Masih dalam catatan Afzalurrahman, mengutip riwayat yang tertera dalam Musnad Ahmad, dijelaskan bahwa perjalanan bisnis Rasulullah Saw. itu sangat dikenal oleh para pelanggannya. Pasca-pembebasan Kota Mekah (fath al-makkah), sejumlah delegasi dari Bahrain datang kepada beliau di bawah pimpinan al-Ashaj. Sebelum pemimpin kabilah itu bercerita tentang maksud kedatangannya, Muhammad Saw. ternyata bertanya terlebih dahulu berbagai hal tentang orang-orang terkemuka dalam bisnis di Bahrain, seperti Kota Safa, Musshaqqar, dan Hijar. Al-Ashaj terkejut dan kagum betapa luasnya pengetahuan Muhammad Saw. tentang negerinya seraya ia berkata “Aku sangat salut dengan pengetahuan Anda. Anda lebih banyak tahu tentang negeri kami daripada kami sendiri dan Anda lebih banyak mengenal pasar-pasar kami daripada yang kami ketahui.” Prinsip know your costumers dalam bisnis ternyata mampu dipraktikkan oleh Muhammad Saw.

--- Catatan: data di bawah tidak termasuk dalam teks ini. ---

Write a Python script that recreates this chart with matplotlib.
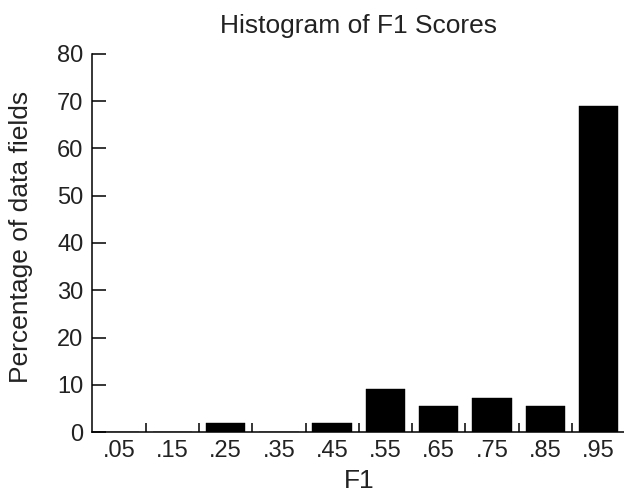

Sebagai seorang saudagar, Muhammad Saw. selalu “berniaga” dengan Allah. Sesibuk apa pun beliau dengan urusan perniagaan, beliau tidak pernah lalai mengingat Allah. Beliau juga “membawa serta” Allah ke dalam pasar. Demikian pula saudagar-saudagar lain, semisal sahabat-sahabat di sekeliling beliau. Potret saudagar semacam inilah yang berlangsung di “pasar-pasar Rasulullah”. Hal ini difirmankan Allah Swt. dalam QS An-Nur (24): 37 bahwa Laki-laki yang tidak dilalaikan oleh perniagaan dan tidak (pula) oleh jual-beli dari mengingat Allah, dan (dari) mendirikan shalat dan (dari) membayarkan zakat, mereka takut pada suatu hari yang (di hari itu) hati dan penglihatan menjadi berguncang.